Inserting your audio files into your movie is just like inserting video clips. Right click and insert or select and drag to get it into the Timeline. Once an audio clip has been inserted, you can drag it to the left or right. To do this, click and hold somewhere within the clip, and move it to the left or right. Unlike video clips, audio clips can be placed anywhere within the track.
The Split Button can also be used upon audio media when you want an audio clip to stop at a certain point. However, I often find that in editing a movie, I want an audio clip to be longer again. Instead of splitting an audio clip, I suggest changing the duration of the clip. Look above at 'Duration of a Title' to learn how to shorten the length of any clip. When you want an audio clip to be shortened, shorten the duration of an audio clip to where you want it to end. That way, if you want it to be longer again, you can drag it to the right to increase its length again.
Like video, you can right click and use the Fade In and Fade Out features to fade video in and out.
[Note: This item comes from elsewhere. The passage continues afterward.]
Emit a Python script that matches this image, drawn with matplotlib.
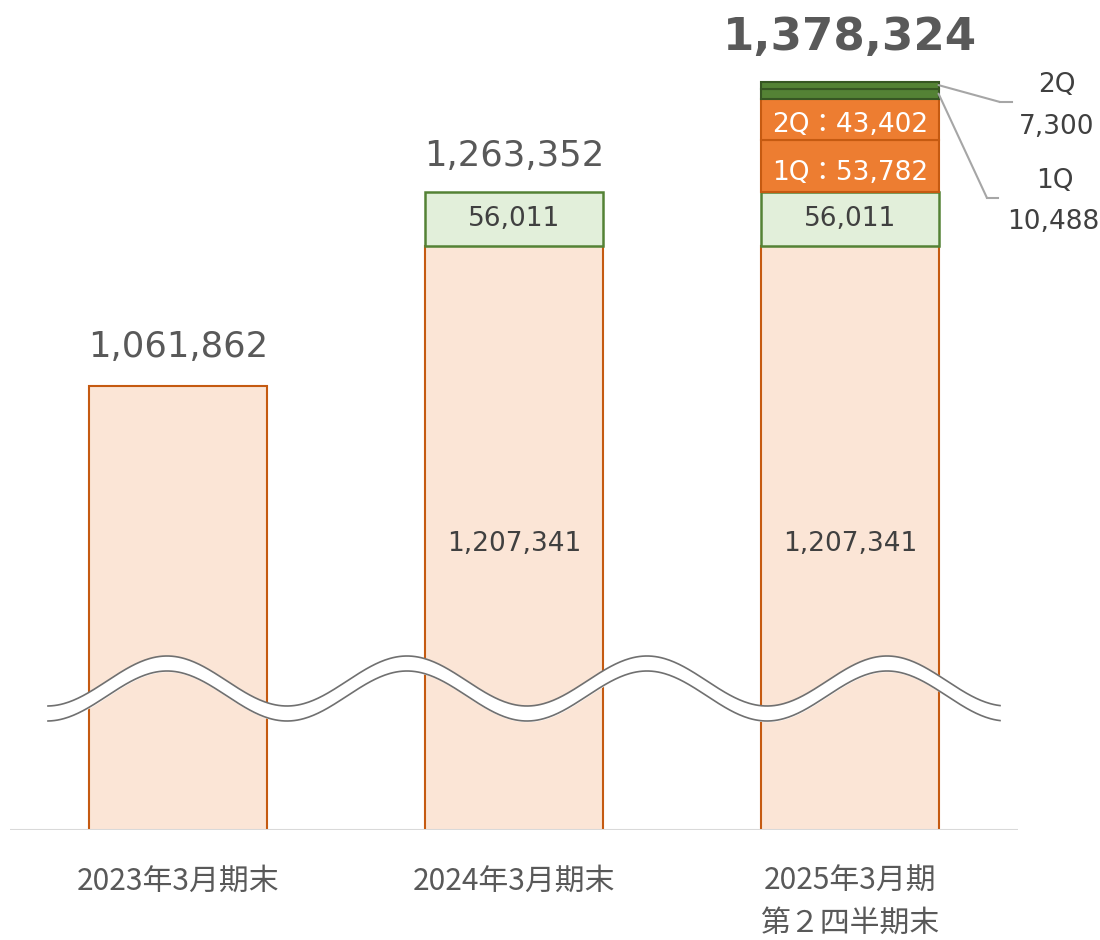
import numpy as np
import matplotlib
matplotlib.use("Agg")
import matplotlib.pyplot as plt

categories = ["2023年3月期末", "2024年3月期末", "2025年3月期\n第２四半期末"]
base_values = [1061862, 1207341, 1207341]
prev_increase = [0, 56011, 56011]
orange_1q = [0, 0, 53782]
orange_2q = [0, 0, 43402]
green_1q = [0, 0, 10488]
green_2q = [0, 0, 7300]
totals = [1061862, 1263352, 1378324]

NUM = ["DejaVu Sans", "Noto Sans CJK JP"]
CJK = ["Noto Sans CJK JP", "DejaVu Sans"]
GRAY = "#595959"

W, H = 1100, 940
fig = plt.figure(figsize=(W / 100, H / 100), dpi=100)
ax = fig.add_axes([10 / W, 110 / H, 1008 / W, 830 / H])
ymin = 600000
ymax = ymin + 830 * 1040
ax.set_xlim(-0.5, 2.5)
ax.set_ylim(ymin, ymax)
for s in ax.spines.values():
    s.set_visible(False)
ax.set_yticks([])
ax.set_xticks([])

x = np.arange(len(categories))
bw = 0.527
bottom = np.zeros(3)
ax.bar(x, base_values, bw, bottom=bottom, color="#FBE5D6", edgecolor="#C55A11", linewidth=1.5)
bottom += base_values
pv = np.array(prev_increase)
m = pv > 0
ax.bar(x[m], pv[m], bw, bottom=bottom[m], color="#E2EFDA", edgecolor="#548235", linewidth=1.8)
bottom += pv
for vals, fc, ec in [(orange_1q, "#ED7D31", "#C55A11"), (orange_2q, "#ED7D31", "#C55A11"),
                     (green_1q, "#548235", "#375623"), (green_2q, "#548235", "#375623")]:
    v = np.array(vals)
    mm = v > 0
    ax.bar(x[mm], v[mm], bw, bottom=bottom[mm], color=fc, edgecolor=ec, linewidth=1.5)
    bottom += v

# baseline
ax.axhline(ymin, color="#D9D9D9", linewidth=2.2, zorder=5)

# total labels
offs = [28, 26, 32]
for i, t in enumerate(totals):
    bold = i == 2
    ax.annotate(f"{t:,}", (x[i], t), xytext=(0, offs[i]), textcoords="offset points",
                ha="center", va="center", fontsize=32.5 if bold else 25.5,
                fontweight="bold" if bold else "normal", color=GRAY, family=NUM)

# inner labels
for i in range(1, 3):
    ax.annotate(f"{base_values[i]:,}", (x[i], (ymin + base_values[i]) / 2), xytext=(0, -4),
                textcoords="offset points", ha="center", va="center",
                fontsize=19, color="#404040", family=NUM)
    ax.text(x[i], base_values[i] + prev_increase[i] / 2, f"{prev_increase[i]:,}", ha="center",
            va="center", fontsize=19, color="#404040", family=NUM)
b = base_values[2] + prev_increase[2]
ax.annotate(f"1Q：{orange_1q[2]:,}", (x[2], b + orange_1q[2] / 2), xytext=(0, -5),
            textcoords="offset points", ha="center", va="center",
            fontsize=19, color="white", family=NUM)
b += orange_1q[2]
ax.annotate(f"2Q：{orange_2q[2]:,}", (x[2], b + orange_2q[2] / 2), xytext=(0, -4),
            textcoords="offset points", ha="center", va="center",
            fontsize=19, color="white", family=NUM)

# green labels with leader lines
def px(xp, yp):
    return (xp / W, (H - yp) / H)

g1_mid = b + orange_2q[2] + green_1q[2] / 2
g2_mid = b + orange_2q[2] + green_1q[2] + green_2q[2] / 2
x_right = x[2] + bw / 2
ax.annotate("", xy=(x_right, g2_mid), xytext=px(1000, 102), textcoords="figure fraction",
            arrowprops=dict(arrowstyle="-", color="#A6A6A6", lw=1.5, shrinkA=0, shrinkB=0))
ax.annotate("", xy=(x_right, g1_mid), xytext=px(987, 198), textcoords="figure fraction",
            arrowprops=dict(arrowstyle="-", color="#A6A6A6", lw=1.5, shrinkA=0, shrinkB=0))
fig.add_artist(plt.Line2D([1000 / W, 1012 / W], [(H - 102) / H] * 2, color="#A6A6A6", lw=1.5))
fig.add_artist(plt.Line2D([987 / W, 998 / W], [(H - 198) / H] * 2, color="#A6A6A6", lw=1.5))
fig.text(*px(1057, 85), "2Q", ha="center", va="center", fontsize=19, color="#404040", family=NUM)
fig.text(*px(1057, 127), f"{green_2q[2]:,}", ha="center", va="center", fontsize=19, color="#404040", family=NUM)
fig.text(*px(1055, 181), "1Q", ha="center", va="center", fontsize=19, color="#404040", family=NUM)
fig.text(*px(1053, 222), f"{green_1q[2]:,}", ha="center", va="center", fontsize=19, color="#404040", family=NUM)

# category labels
for i, c in enumerate(categories):
    ax.annotate(c, (x[i], ymin), xytext=(0, -26), textcoords="offset points", ha="center", va="top",
                fontsize=21.5, color=GRAY, family=CJK, linespacing=1.45)

# wave break
xs = np.linspace(48, 1000, 600)
yu = 681 - 25 * np.cos(2 * np.pi * (xs - 167) / 240)
yl = yu + 15
fx = xs / W
fu = (H - yu) / H
fl = (H - yl) / H
wax = fig.add_axes([0, 0, 1, 1], facecolor="none")
wax.set_xlim(0, 1)
wax.set_ylim(0, 1)
wax.axis("off")
wax.fill_between(fx, fl, fu, color="white", zorder=1)
wax.plot(fx, fu, color="#707070", lw=1.2, zorder=2)
wax.plot(fx, fl, color="#707070", lw=1.2, zorder=2)

fig.savefig("out.png", dpi=100)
It will start out quiet, and then gradually grow to full volume.
To adjust the volume of audio, right click it and select Volume. If you use the Split Button to break up an audio clip into several parts, you can adjust the volume of each clip to your needs. This is useful during dialog. Here's what the volume option box looks like:
Use the bar to adjust the volume of audio left means quieter, right means louder. You can also mute the clip if you have reason by selecting the box. By clicking Reset, you reset the audio to its default level, and obviously clicking Cancel erases your changes.
Adjusting Audio of Video
Although this is just a basic tutorial, I felt I should throw this in real quick. When you record video, it comes with audio of well. Sometimes, you may want to raise or lower the volume of that video-audio for some reason. To do that, click the following button of the left side of the Timeline:
As can be sign in the above picture, two new tracks extend down when the plus sign is clicked, turning it into a minus sign. The transition track simply shows the different transitions that you have created (such as the melting effect). The new audio track allows you to edit the volume of the video. To do that, you also right click on the audio clip. It's the same box as the audio volume box, and can be accessed by right clicking the audio.
Section VI: Rendering
When your movie is completely edited and finished, you need to render it into a viewable from. When a movie is rendered, it can be distributed. To do this, go the File menu, click "Save Movie File...", and you'll get a wizard.
Select to save it to your computer for easiest file distribution. Click Next, and you'll be taken to the file name step. Just like capturing, simply name your file, and locate the folder you want to save your file in. Click Browse to choose places other than the default "My Videos".
The next step is one of the best features of Windows Movie Maker. Below is what it looks like:
The default is "Best quality for playback on my computer". This renders the video at its highest setting, which is the total sizes of all the files in the editing project. The files include all the video clips, audio, and titles. The more media, the higher the file size will be.
However, you may want to save it as a smaller file if it's over 50MB. You may need to click the link "show more choices" to see more options. Here, you can choose the file size that you want the movie to be. If it's under 50MB, don't worry. But if it's over 50, the minimum should be between 50 and 100, depending on how long the movie is. In the future, you'll be able to easier judge how big the rendered movie should be.
Section VII: Final Product
Hopefully, we helped many of you along the way to moviemaking. As said before, Windows Movie Maker is a powerful tool in the right hands. Hopefully you too will be a great editor, and be experienced in its uses.